It's interesting that whenever you make significant change (s) in your own life, these changes produce fallout, and will prompt naysaying from those around you that may not be in the same place that you are at the moment.

Yesterday, I was waiting for a meeting to begin and someone I've worked with over the past three years asked me if I've lost weight. When I told her that I had, she then began lamenting her own weight and went off on a rant about how "it's so easy for men to lose weight," and that it's so hard to eat right, etc. I mentioned that my wife had lost 20 pounds, and that seemed to quiet her a bit about weight loss and men (it was informative for me when this person mentioned that she had just been at a local eatery that has an all-you-can-eat buffet).

The reality of losing weight is that it is difficult. I love to eat and it would be easy for me to eat half a box of triscuits, or have a big plate of taco chips, piled high with cheese, sour cream, and salsa. There was a time when I might have two plates of nachos while watching a ball game. I regularly had second helpings at mealtime. Instead, I now am aware of how many calories those nachos contain, and I don't eat them anymore. I also limit myself to one serving of dishes at dinner. At the same time, I love cheese and I make sure I have a bit of cheese most days, as well as other treats. I've also discovered how wonderful apples, red peppers, and other fruits and vegetables are as lunch items, instead of a high-calorie sub from a local sandwich shop. In fact, I rarely eat out, choosing instead to pack my lunch each work day. I am also saving quite a bit of money foregoing these lunch purchases.

What I like about the routine I've adopted, as has Miss Mary, is that we are both eating healthy foods (and some not so healthy--I still have a penchant for pepperoni and other foods high in sodium), but practice moderation, not a trait that's in vogue any longer. This is a great time of year to be doing so because despite our rainy summer, many local farmers are selling their produce along Maine's roadways. During the past week, we've had fresh cucumers, zucchini, and corn (with butter, btw).

Another positive development from the past nine weeks is recognizing that targeting a healthier weight doesn't have to involve freaky diets, colon purges, or eating highly-processed, packaged food pitched by all manner of celebrities. It's empowering to recognize that it is possible to decide to do something, develop a plan, and through attention to that plan, achieve desired results.

Saturday, August 22, 2009

Friday night in the city by the bay

Living in a rural state like Maine, crammed up into our nation’s northeast corner, cultural offerings and entertainment choices often are lacking, at least compared to larger metropolitan areas of the country, and even New England. Save for Portland, there are few if any places that offer more than a movie at a metroplex, a chain meal at the strip mall, or a back road Allen’s Coffee Brandy, cut with a jug of milk.
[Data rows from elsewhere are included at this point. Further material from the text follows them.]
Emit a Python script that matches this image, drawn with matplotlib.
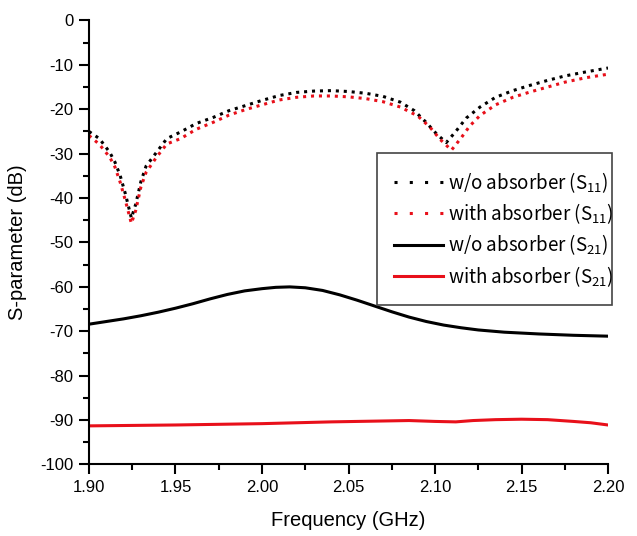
import matplotlib
matplotlib.use("Agg")
import matplotlib.pyplot as plt
from matplotlib.lines import Line2D
from matplotlib.ticker import MultipleLocator, FormatStrFormatter

# ---- data ----
freq_s11_wo = [1.900, 1.906, 1.912, 1.915, 1.918, 1.921, 1.9245, 1.927, 1.930, 1.933,
               1.939, 1.945, 1.953, 1.962, 1.972, 1.981, 1.991, 2.000, 2.010, 2.020,
               2.030, 2.040, 2.050, 2.060, 2.070, 2.080, 2.088, 2.095, 2.101, 2.1065,
               2.112, 2.118, 2.126, 2.135, 2.145, 2.155, 2.165, 2.175, 2.187, 2.200]
s11_wo = [-25.0, -26.6, -29.7, -31.9, -34.9, -39.0, -44.5, -41.4, -36.3, -32.8,
          -29.7, -26.6, -25.1, -23.2, -21.8, -20.3, -19.1, -18.0, -16.9, -16.2,
          -15.9, -15.8, -16.0, -16.4, -17.1, -18.4, -20.3, -23.0, -25.6, -27.5,
          -25.0, -22.0, -19.5, -17.3, -15.8, -14.6, -13.5, -12.5, -11.6, -10.7]

freq_s11_with = [1.900, 1.906, 1.912, 1.915, 1.918, 1.921, 1.9245, 1.927, 1.930, 1.933,
                 1.939, 1.945, 1.953, 1.962, 1.972, 1.981, 1.991, 2.000, 2.010, 2.020,
                 2.030, 2.040, 2.050, 2.060, 2.070, 2.080, 2.090, 2.097, 2.103, 2.1095,
                 2.115, 2.120, 2.126, 2.135, 2.145, 2.155, 2.165, 2.175, 2.187, 2.200]
s11_with = [-25.9, -27.9, -30.8, -33.0, -36.4, -40.5, -45.7, -42.8, -37.5, -34.2,
            -30.8, -27.8, -26.6, -24.5, -22.9, -21.3, -20.0, -19.0, -17.9, -17.3,
            -17.0, -17.0, -17.2, -17.6, -18.3, -19.5, -21.5, -24.0, -26.8, -29.2,
            -26.5, -23.8, -21.4, -19.0, -17.3, -16.1, -15.0, -13.9, -12.9, -12.1]

freq_s21_wo = [1.900, 1.910, 1.920, 1.930, 1.940, 1.950, 1.960, 1.970, 1.980, 1.990,
               2.000, 2.008, 2.016, 2.025, 2.035, 2.045, 2.055, 2.065, 2.075, 2.085,
               2.095, 2.105, 2.115, 2.125, 2.140, 2.160, 2.180, 2.200]
s21_wo = [-68.4, -67.8, -67.2, -66.5, -65.7, -64.8, -63.8, -62.7, -61.7, -60.9,
          -60.4, -60.1, -60.0, -60.2, -60.8, -61.8, -63.0, -64.3, -65.6, -66.8,
          -67.8, -68.6, -69.2, -69.7, -70.2, -70.6, -70.9, -71.1]

freq_s21_with = [1.900, 1.950, 2.000, 2.040, 2.070, 2.085, 2.100, 2.112, 2.122, 2.135,
                 2.150, 2.165, 2.180, 2.190, 2.200]
s21_with = [-91.3, -91.1, -90.8, -90.4, -90.2, -90.1, -90.3, -90.4, -90.1, -89.9,
            -89.8, -89.9, -90.3, -90.6, -91.1]

labels = ["w/o absorber (S$_{\\mathregular{11}}$)",
          "with absorber (S$_{\\mathregular{11}}$)",
          "w/o absorber (S$_{\\mathregular{21}}$)",
          "with absorber (S$_{\\mathregular{21}}$)"]

# ---- figure ----
plt.rcParams['font.family'] = ['Liberation Sans', 'DejaVu Sans']
plt.rcParams['axes.unicode_minus'] = False
fig = plt.figure(figsize=(6.37, 5.36), dpi=100)
ax = fig.add_axes([0.1397, 0.1334, 0.9545 - 0.1397, 0.9618 - 0.1334])

red = '#e8101a'
dot = (0, (1, 1.6))
ax.plot(freq_s11_wo, s11_wo, color='black', lw=2.2, ls=dot)
ax.plot(freq_s11_with, s11_with, color=red, lw=2.2, ls=dot)
ax.plot(freq_s21_wo, s21_wo, color='black', lw=2.2)
ax.plot(freq_s21_with, s21_with, color=red, lw=2.2)

ax.set_xlim(1.90, 2.20)
ax.set_ylim(-100, 0)
ax.xaxis.set_major_locator(MultipleLocator(0.05))
ax.xaxis.set_minor_locator(MultipleLocator(0.025))
ax.xaxis.set_major_formatter(FormatStrFormatter('%.2f'))
ax.yaxis.set_major_locator(MultipleLocator(10))
ax.yaxis.set_minor_locator(MultipleLocator(5))

for s in ['top', 'right']:
    ax.spines[s].set_visible(False)
for s in ['left', 'bottom']:
    ax.spines[s].set_linewidth(1.5)

ax.tick_params(which='major', direction='out', length=7, width=1.5, labelsize=12, pad=4)
ax.tick_params(which='minor', direction='out', length=4, width=1.5)

ax.set_xlabel('Frequency (GHz)', fontsize=14.5, labelpad=12)
ax.set_ylabel('S-parameter (dB)', fontsize=14.5, labelpad=10)

leg_dot = (0, (1, 4))
handles = [Line2D([], [], color='black', lw=2.2, ls=leg_dot),
           Line2D([], [], color=red, lw=2.2, ls=leg_dot),
           Line2D([], [], color='black', lw=2.2),
           Line2D([], [], color=red, lw=2.2)]
leg = ax.legend(handles, labels, loc='upper left', bbox_to_anchor=(0.555, 0.7016, 0.453, 0.0),
                mode='expand', borderaxespad=0, fancybox=False, framealpha=1,
                edgecolor='#444444', prop={'family': ['Noto Sans CJK KR', 'DejaVu Sans'], 'size': 13.5},
                handlelength=2.6, handletextpad=0.3, labelspacing=0.35,
                borderpad=0.9)
leg.get_frame().set_linewidth(1.2)

fig.savefig('out.png', dpi=100, facecolor='white')
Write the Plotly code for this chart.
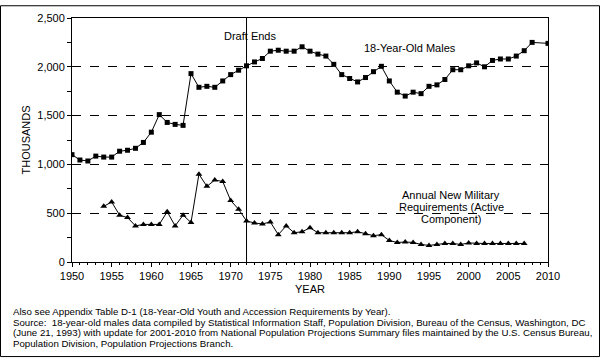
import plotly.graph_objects as go

# ---- data ----
male_years = list(range(1950, 2009)) + [2010]
male_values = [1100, 1045, 1035, 1085, 1075, 1075, 1135, 1145, 1165, 1225,
               1330, 1510, 1430, 1410, 1400, 1930, 1790, 1800, 1790, 1855,
               1920, 1965, 2010, 2050, 2085, 2160, 2170, 2160, 2160, 2205,
               2160, 2130, 2110, 2025, 1920, 1880, 1845, 1890, 1950, 2005,
               1855, 1740, 1700, 1740, 1725, 1800, 1815, 1870, 1970, 1970,
               2010, 2040, 2000, 2065, 2080, 2080, 2110, 2165, 2250, 2240]

mil_years = list(range(1954, 2008))
mil_values = [570, 615, 480, 455, 370, 385, 385, 385, 515, 370,
              480, 405, 900, 775, 840, 825, 630, 540, 420, 400,
              390, 410, 280, 370, 300, 310, 350, 300, 300, 300,
              300, 300, 310, 290, 270, 280, 220, 200, 205, 200,
              180, 170, 180, 190, 190, 180, 195, 190, 190, 190,
              190, 190, 190, 190]

draft_end_year = 1972
y_ticks = [0, 500, 1000, 1500, 2000, 2500]
footnotes = [
    "Also see Appendix Table D-1 (18-Year-Old Youth and Accession Requirements by Year).",
    "Source:  18-year-old males data compiled by Statistical Information Staff, Population Division, Bureau of the Census, Washington, DC",
    "(June 21, 1993) with update for 2001-2010 from National Population Projections Summary files maintained by the U.S. Census Bureau,",
    "Population Division, Population Projections Branch.",
]

# ---- layout geometry ----
W, H = 600, 359
L, R, T, B = 72, 52, 13, 97
PW, PH = W - L - R, H - T - B

def px(x, y):
    return (x - L) / PW, 1 - (y - T) / PH

FONT = "Arial, Liberation Sans, sans-serif"

fig = go.Figure()
fig.add_trace(go.Scatter(
    x=male_years, y=male_values, mode="lines+markers",
    line=dict(color="black", width=1),
    marker=dict(symbol="square", size=5, color="black"),
    showlegend=False, name="18-Year-Old Males"))
fig.add_trace(go.Scatter(
    x=mil_years, y=mil_values, mode="lines+markers",
    line=dict(color="black", width=1),
    marker=dict(symbol="triangle-up", size=6, color="black"),
    showlegend=False, name="Annual New Military Requirements"))

shapes = [
    dict(type="line", xref="x", yref="paper", x0=draft_end_year, x1=draft_end_year,
         y0=0, y1=1, line=dict(color="black", width=1)),
]
x0, y0 = px(0.5, H - 0.5)
x1, y1 = px(W - 0.5, 0.5)
shapes.append(dict(type="rect", xref="paper", yref="paper", x0=x0, y0=y0, x1=x1, y1=y1,
                   line=dict(color="black", width=1), fillcolor="rgba(0,0,0,0)"))

ann = []
def label(text, x, y, size=11, xanchor="center"):
    ax, ay = px(x, y)
    ann.append(dict(text=text, x=ax, y=ay, xref="paper", yref="paper",
                    showarrow=False, xanchor=xanchor, yanchor="middle",
                    align="center" if xanchor == "center" else "left",
                    font=dict(size=size, color="black", family=FONT)))

label("Draft Ends", 250, 31)
label("18-Year-Old Males", 410, 44)
label("Annual New Military", 451, 194)
label("Requirements (Active", 451, 206)
label("Component)", 451, 218)
for i, line in enumerate(footnotes):
    label(line, 11, 313 + i * 10.7, size=9.7, xanchor="left")

fig.update_layout(
    width=W, height=H, margin=dict(l=L, r=R, t=T, b=B),
    paper_bgcolor="white", plot_bgcolor="white",
    font=dict(family=FONT, size=11, color="black"),
    shapes=shapes, annotations=ann,
    xaxis=dict(range=[1950, 2010], tickmode="linear", tick0=1950, dtick=5,
               ticks="outside", ticklen=4, tickcolor="black", showgrid=False,
               showline=True, linecolor="black", linewidth=1, mirror=True,
               zeroline=False,
               minor=dict(dtick=1, ticks="outside", ticklen=2, tickcolor="black", showgrid=False),
               title=dict(text="YEAR", standoff=4, font=dict(size=11))),
    yaxis=dict(range=[0, 2500], tickvals=y_ticks, tickformat=",",
               ticks="outside", ticklen=4, tickcolor="black",
               showgrid=True, gridcolor="black", griddash="dash", gridwidth=1,
               showline=True, linecolor="black", linewidth=1, mirror=True,
               zeroline=False,
               minor=dict(dtick=250, ticks="outside", ticklen=4, tickcolor="black", showgrid=False),
               title=dict(text="THOUSANDS", standoff=4, font=dict(size=11))),
)

fig.write_html("out.html", config={"displayModeBar": False},
               post_script="document.body.style.margin='0';document.body.style.padding='0';")
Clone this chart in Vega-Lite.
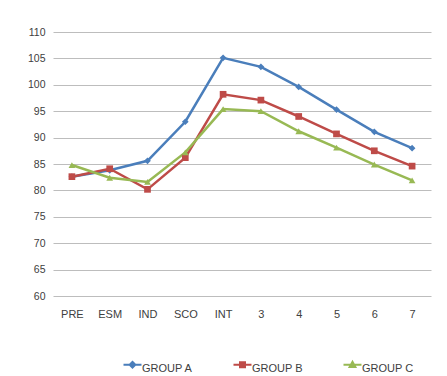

Portland is small compared to other cities within a two hour drive, south from Maine’s southern boundary. At the same time, there are few cities of Portland’s size that offer the variety of activities available to participate in on a given Friday or Saturday night. And it has an amazing number of topnotch restaurants, although just how Portland matches up with other larger cities has come under some scrutiny of late. Others chime in on this matter..

What I especially appreciate about the city, and have for the past twenty years, since moving back from the Midwest, are the opportunities to see artists and bands in smaller club settings, particularly those of the independent variety. Portland has its arena shows at the Cumberland County Civic Center, and pricier events at Merrill Auditorium and a few other venues, but if you want to go out and catch a band that represents what I referenced yesterday when I asked rhetorically (regarding Joe Pernice) the question “why hasn’t this guy/band hit it big, yet?” from Friday’s post, then you usually can find several choices in Portland, especially at places like Space Gallery.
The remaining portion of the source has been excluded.